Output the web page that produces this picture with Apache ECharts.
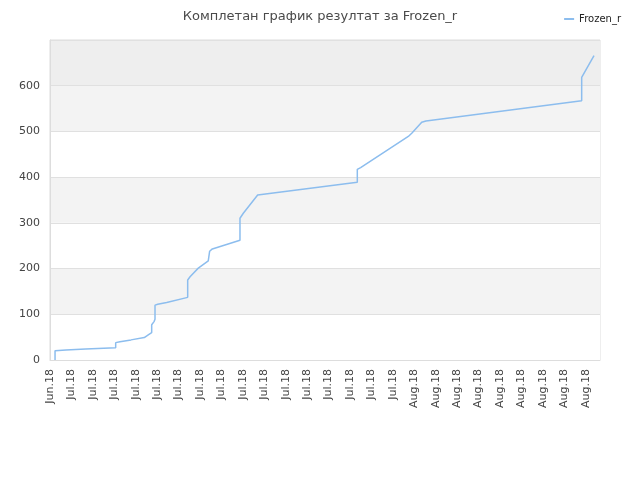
<!DOCTYPE html>
<html>
<head>
<meta charset="utf-8">
<script src="https://cdn.jsdelivr.net/npm/echarts@6/dist/echarts.min.js"></script>
<style>html,body{margin:0;padding:0;background:#fff}#c{width:640px;height:480px}</style>
</head>
<body>
<div id="c"></div>
<script>
// x tick labels (every 2 days starting Jun 29, 2018)
var tickLabels = ["Jun.18","Jul.18","Jul.18","Jul.18","Jul.18","Jul.18","Jul.18","Jul.18","Jul.18","Jul.18","Jul.18","Jul.18","Jul.18","Jul.18","Jul.18","Jul.18","Jul.18","Aug.18","Aug.18","Aug.18","Aug.18","Aug.18","Aug.18","Aug.18","Aug.18","Aug.18"];
// days since first tick
var days = [0.47,0.47,1.49,3.33,6.13,6.13,6.53,7.56,8.80,9.17,9.49,9.49,9.71,9.80,9.80,10.05,10.89,12.85,12.85,13.07,13.84,14.77,14.90,15.15,17.73,17.73,18.04,19.38,28.68,28.68,28.99,33.44,33.76,34.69,35.09,49.62,49.62,49.77,50.77];
var scores = [0,20,22,24,27,38,40,44,49,55,60,77,84,89,120,122,126,137,175,182,201,217,238,243,262,310,321,361,389,417,421,489,496,520,523,567,618,622,666];
var seriesName = "Frozen_r";

var data = days.map(function(d, i){ return [d, scores[i]]; });
var chart = echarts.init(document.getElementById('c'));
chart.setOption({
  animation: false,
  backgroundColor: '#fff',
  title: {
    text: 'Комплетан график резултат за Frozen_r',
    left: 'center', top: 5,
    textStyle: {fontFamily: 'DejaVu Sans', fontSize: 13, fontWeight: 'normal', color: '#4a4a4a'}
  },
  legend: {
    right: 14, top: 9,
    itemWidth: 10, itemHeight: 2, itemGap: 5,
    icon: 'rect',
    textStyle: {fontFamily: 'DejaVu Sans', fontSize: 10, color: '#222'},
    data: [seriesName]
  },
  grid: {left: 50, right: 40, top: 40, bottom: 120, show: true, borderColor: '#ddd', borderWidth: 1},
  xAxis: {
    type: 'value', min: 0, max: 51.33, interval: 2,
    axisLine: {show: true, lineStyle: {color: '#ddd'}},
    axisTick: {show: false},
    splitLine: {show: false},
    axisLabel: {
      rotate: 90, fontFamily: 'DejaVu Sans', fontSize: 11, color: '#444', margin: 9,
      showMaxLabel: false,
      formatter: function(v){ var i = Math.round(v/2); return (Math.abs(v - i*2) < 1e-6 && tickLabels[i]) ? tickLabels[i] : ''; }
    }
  },
  yAxis: {
    type: 'value', min: 0, max: 700, interval: 100,
    axisLine: {show: true, lineStyle: {color: '#ddd'}},
    axisTick: {show: false},
    splitLine: {show: true, lineStyle: {color: '#e0e0e0'}},
    splitArea: {show: true, areaStyle: {color: ['#ffffff','#f3f3f3','#ffffff','#f3f3f3','#ffffff','#f3f3f3','#eeeeee']}},
    axisLabel: {
      fontFamily: 'DejaVu Sans', fontSize: 11, color: '#444', margin: 10,
      formatter: function(v){ return v === 700 ? '' : String(v); }
    }
  },
  series: [{
    name: seriesName, type: 'line', data: data, showSymbol: false, symbol: 'none',
    lineStyle: {color: '#8cbdee', width: 1.5},
    itemStyle: {color: '#8cbdee'}
  }]
});
</script>
</body>
</html>
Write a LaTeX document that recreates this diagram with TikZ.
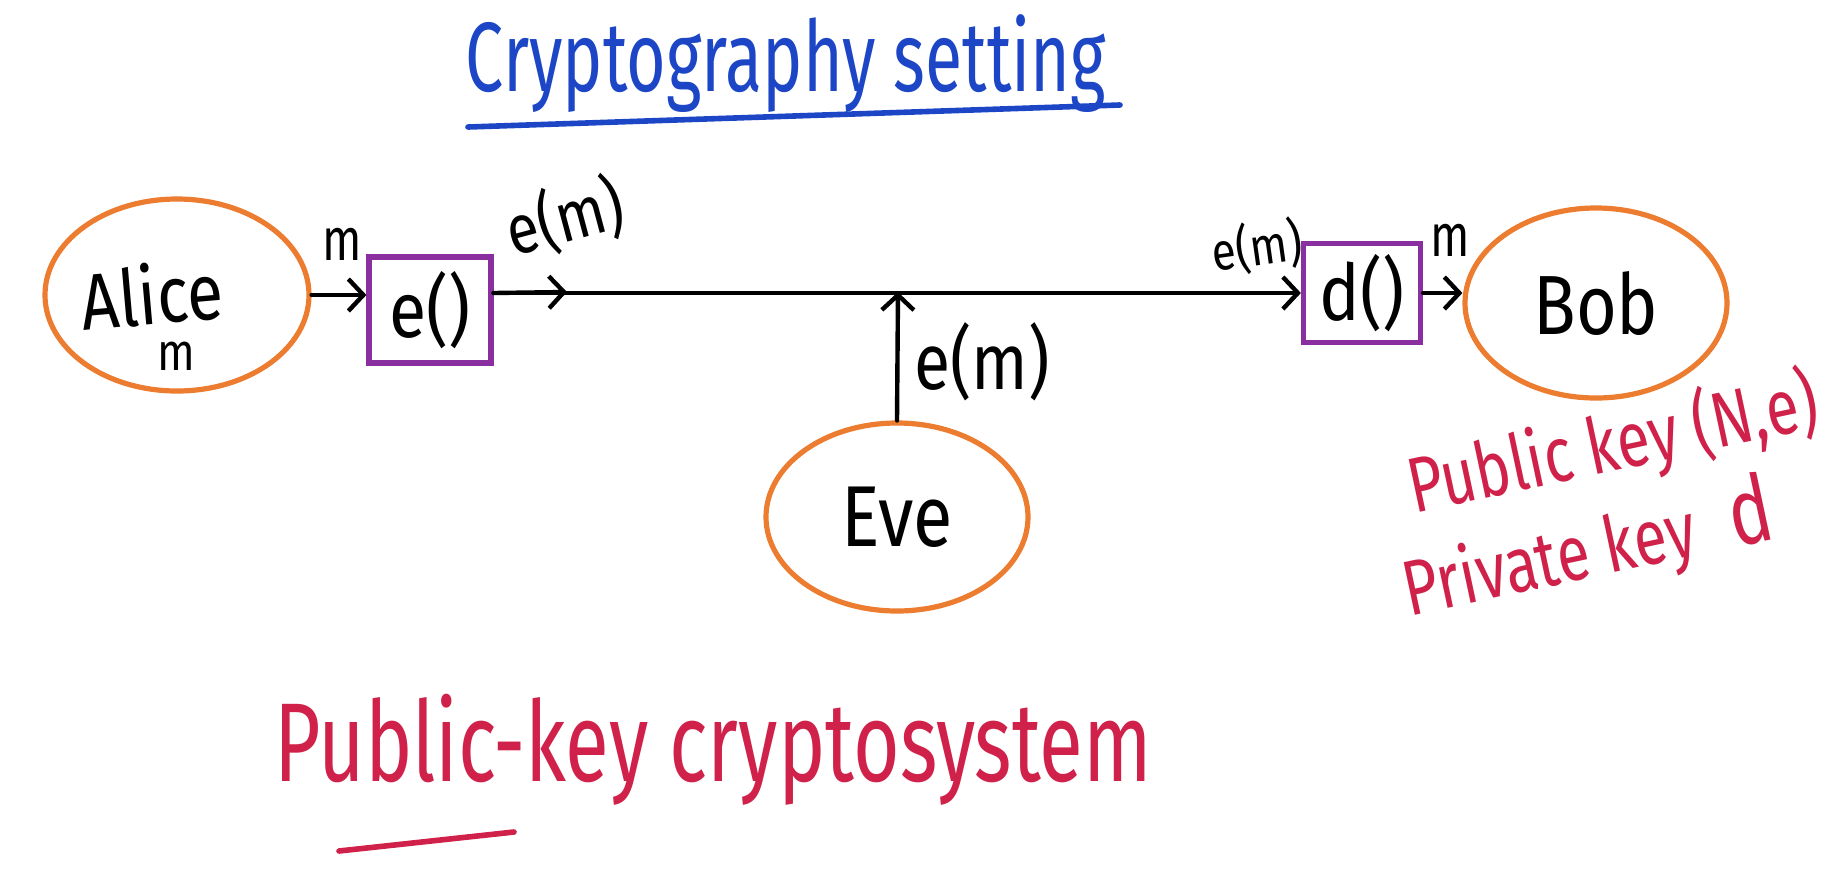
\documentclass[tikz,border=0pt]{standalone}
\usepackage{fontspec}
\usepackage{graphicx}
\setmainfont{Fira Sans}
\usetikzlibrary{shapes.geometric,arrows.meta}
\definecolor{hworange}{HTML}{EC7C30}
\definecolor{hwpurple}{HTML}{8A2FA0}
\definecolor{hwred}{HTML}{CF2149}
\definecolor{hwblue}{HTML}{1C46C6}
\newcommand{\hw}[3]{{\fontsize{#1}{#1}\selectfont\scalebox{1}[#2]{#3}}}
\begin{document}
\begin{tikzpicture}[x=0.5pt,y=-0.5pt,
  person/.style={ellipse, draw=hworange, line width=2.6pt, inner sep=0pt},
  fbox/.style={draw=hwpurple, line width=2.6pt, inner sep=0pt},
  lbl/.style={inner sep=0pt, text=black},
  arr/.style={line width=2.2pt, line cap=round, -{Straight Barb[length=7.5pt,width=16pt,line width=2.2pt]}},
  redtxt/.style={inner sep=0pt, text=hwred},
]
\useasboundingbox (0,0) rectangle (1833,891);
% title
\node[inner sep=0pt, text=hwblue] (title) at (786,64) {\hw{34}{1.45}{Cryptography setting}};
\coordinate (tl) at (468,127);
\coordinate (tr) at (1120,105);
\draw[hwblue, line width=2.8pt, line cap=round] (tl) -- (tr);
% participants
\node[person, minimum width=132pt, minimum height=96pt] (alice) at (177,295) {};
\node[lbl, rotate=5] (alicename) at (152,294) {\hw{33}{1.2}{Alice}};
\node[lbl] (alicem) at (176,356) {\hw{22}{1.2}{m}};
\node[person, minimum width=131pt, minimum height=95pt] (bob) at (1596,303) {\hw{35}{1.2}{Bob}};
\node[person, minimum width=131pt, minimum height=94pt] (eve) at (897,517) {\hw{36}{1.2}{Eve}};
% function boxes
\node[fbox, minimum width=61pt, minimum height=53pt] (ebox) at (430,310) {\hw{34}{1.15}{e()}};
\node[fbox, minimum width=58.5pt, minimum height=49.5pt] (dbox) at (1362,293) {\hw{34}{1.15}{d()}};
% connectors
\coordinate (emtip) at (567,292);
\coordinate (tap) at (898,292);
\draw[arr] (alice.east) -- (ebox.west |- alice.east);
\draw[arr] (ebox.east |- dbox.west) -- (emtip);
\draw[arr] (ebox.east |- dbox.west) -- (dbox.west);
\draw[arr] (dbox.east) -- (bob.west |- dbox.east);
\draw[arr] (eve.north) -- (tap);
% connector labels
\node[lbl] (m1) at (342,244) {\hw{23}{1.3}{m}};
\node[lbl, rotate=15] (em1) at (565,218) {\hw{29}{1.2}{e(m)}};
\node[lbl, rotate=8] (em2) at (1257,247) {\hw{22}{1.2}{e(m)}};
\node[lbl] (m2) at (1450,240) {\hw{23}{1.3}{m}};
\node[lbl] (em3) at (982,362) {\hw{33}{1.2}{e(m)}};
% keys
\node[redtxt, rotate=12] (pub) at (1613,446) {\hw{30}{1.3}{Public key (N,e)}};
\node[redtxt, rotate=12] (priv) at (1588,551) {\hw{30}{1.3}{Private key\hspace{0.6em}{\fontsize{36}{36}\selectfont d}}};
% bottom caption
\node[redtxt] (caption) at (713,750) {\hw{40}{1.4}{Public-key cryptosystem}};
\coordinate (ul) at (339,851);
\coordinate (ur) at (514,832);
\draw[hwred, line width=2.8pt, line cap=round] (ul) -- (ur);
\end{tikzpicture}
\end{document}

+++

◆ Written instruction
Work out how many lines above have the string "with" in them, and give only the number.

◆ Exercise answer
2